First I tried to recreate the "Alphabet Sounds Teaching Tubs", which retail for only $129. My kids love any and all miniatures. We already have a few from teaching games that I found at the thrift store or bought on sale, and they are very helpful in teaching kids to learn the letters, find rhyming objects, group items by color, or find things that go together (i.e. vehicles, food, etc.). So quite honestly, if I thought my husband would let me get by with it, I would have bought this set without giving it a second thought, even though I love to save money any other time.
Instead, I remembered that our local health food store carries clear plastic bins just like the ones in the Lakeshore set for customers who purchase fresh salads from the salad bar. The next time I was there, I packed up 26 little tubs and asked the cashier if they would consider selling them to me, but they said I could have as many as I wanted for free. At home, I pulled out letter stickers that I had bought in the scrapbooking section at the dollar tree, and labeled all the tubs. Over the next few days, I collected little toys and things I found laying around the house, and put them in the corresponding bins. I got many ideas for what to look for by looking at the Lakeshore catalog.

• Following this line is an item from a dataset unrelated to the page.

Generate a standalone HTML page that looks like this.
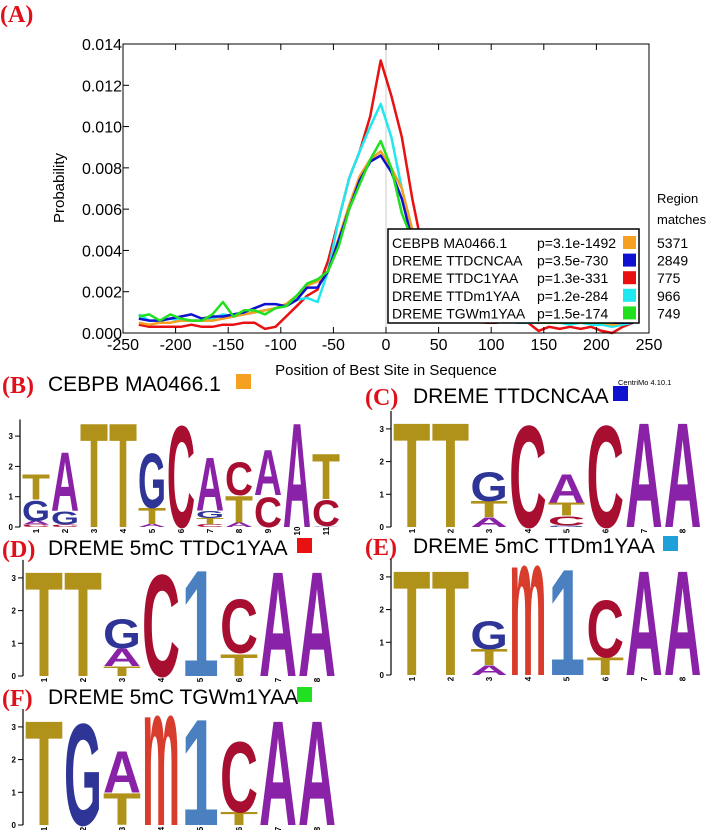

Some of my tubs are still empty, and some don't have much in them, but I plan on sitting down one night this week and making a bunch of miniatures out of polymer clay (the stuff you bake in the oven). Since I already had all the supplies at home, my total cost for this project was $0.
I will be able to use many of the same miniatures in other games, such as the "Vowel Teaching Tubs", the "Blends and Digraphs Teaching Tubs", or the "Rhyming Sounds Teaching Tubs".
Here is a picture of the partially finished project:
The second item I really liked was the "What Rhymes? Game", which costs $39.95. Finding rhyming words is great for teaching kids about language and sounds, but the price is really not justifiable for me.
So I spent a couple of hours on the computer and designed my own game board by finding the right clipart in Microsoft Word. Then I printed everything, glued it onto cardboard, laminated it with clear contact paper, cut everything out, and finally glued the yellow ovals onto my gameboard (which is really two cardboard desk dividers taped together in the back and reinforced with some very heavy cardboard). A couple of ladies from church were at my house yesterday afternoon, and they actually did all the cutting for me - what a help! While my game pieces are made of paper rather than using cute miniatures, I am very happy with how they turned out. If I wanted to, I could replace these pieces with miniatures over time as I find/make them, but I don't think I'll bother. Here are two pictures of my version. The first one shows the game before sorting the rhyming objects, the second after they have been sorted. The real thing looks much better than you can see from the picture.
Again, I had all the supplies for this in the house, so my cost was $0 and I had a fun afternoon with friends from church. Just don't ask me how they enjoyed being volunteered for all the cutting... :)
By the way, Lakeshore's website includes the product guides with each of these item. This is the leaflet that usually comes in the package and gives teaching tips and ideas for games, as well as a complete list of contents.
There are still a few other games I would like to make my own versions of in the coming weeks. I have all the materials at home, so finding the time to make them is really my only problem.